Additionally, Trethewey was the 2008 winner of the Governor’s Award for Excellence in the Arts from the Mississippi Arts Commission.

Her Pulitzer-winning poems feature elements of her personal history as the daughter of interracial parents — and the story of her mother, who died at the age of 40.

Don Allan Mitchell, interim chair of the Division of Languages & Literature, has been instrumental in bringing Trethewey back to campus.

“We are so very fortunate to have a supporter of Delta State University like Natasha Trethewey,” he said. “She understands that memory has a special resonance in Mississippi and in the Delta, and I have made it a personal mission of mine to make sure she is properly honored in her home state.

“After two terms as U.S. Poet Laureate, and as the current Mississippi Poet Laureate, she has represented Mississippi and America well. She has shown that now, more than ever, poetry is vital to our understanding of our broader world.”
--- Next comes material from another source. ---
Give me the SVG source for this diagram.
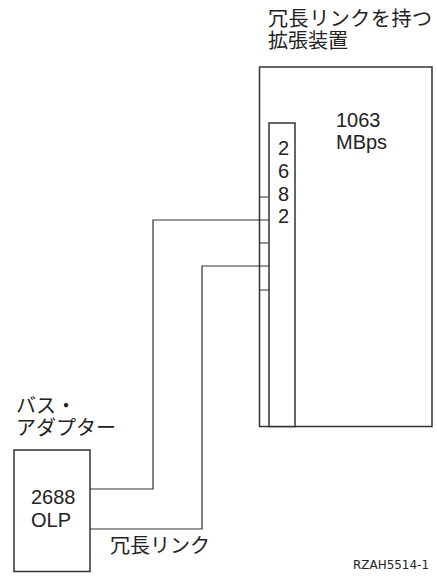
<svg xmlns="http://www.w3.org/2000/svg" width="437" height="577" viewBox="0 0 437 577">
<style>
.box{fill:#fff;stroke:#333;stroke-width:1.5}
.ln{fill:none;stroke:#333;stroke-width:1.2}
.t{font-family:"Liberation Sans","Noto Sans CJK JP",sans-serif;font-size:20px;fill:#222}
.s{font-family:"DejaVu Sans",sans-serif;font-size:12.5px;font-stretch:condensed;fill:#222}
</style>
<rect width="437" height="577" fill="#fff"/>
<g id="expansion-unit">
<rect class="box" x="259.5" y="67" width="172.5" height="359.5"/>
<text class="t" x="268" y="26" textLength="164">冗長リンクを持つ</text>
<text class="t" x="268" y="48">拡張装置</text>
<text class="t" x="336" y="127">1063</text>
<text class="t" x="336" y="148.5">MBps</text>
</g>
<g id="card-2682">
<rect class="box" x="269" y="123" width="26" height="303.5"/>
<text class="t" x="278" y="154.5">2</text>
<text class="t" x="278" y="177.5">6</text>
<text class="t" x="278" y="200.5">8</text>
<text class="t" x="278" y="223">2</text>
</g>
<g id="bus-adapter">
<rect class="box" x="14" y="450" width="76" height="121.5"/>
<text class="t" x="16" y="413">バス・</text>
<text class="t" x="16" y="435">アダプター</text>
<text class="t" x="31" y="504">2688</text>
<text class="t" x="31" y="527">OLP</text>
</g>
<g id="connectors">
<path class="ln" d="M259.5 197H269M259.5 243H269M259.5 290H269"/>
<path class="ln" d="M269 220H153V489H90"/>
<path class="ln" d="M269 266H202V529H90"/>
<text class="t" x="110" y="553">冗長リンク</text>
</g>
<text class="s" x="353" y="569" textLength="76" lengthAdjust="spacingAndGlyphs">RZAH5514-1</text>
</svg>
Delta State President William N. LaForge established the lecture program when taking office in 2013. The platform is an ongoing series of top-flight lectures and addresses featuring prominent speakers. William F. Winter, former Mississippi governor, was honored as the first speaker in 2013.

“This is a university-wide program that will continue to bring a unique and diverse array of people — from judges, former government officials, lawyers and business people,” said LaForge. “These are all folks our students can look up to.”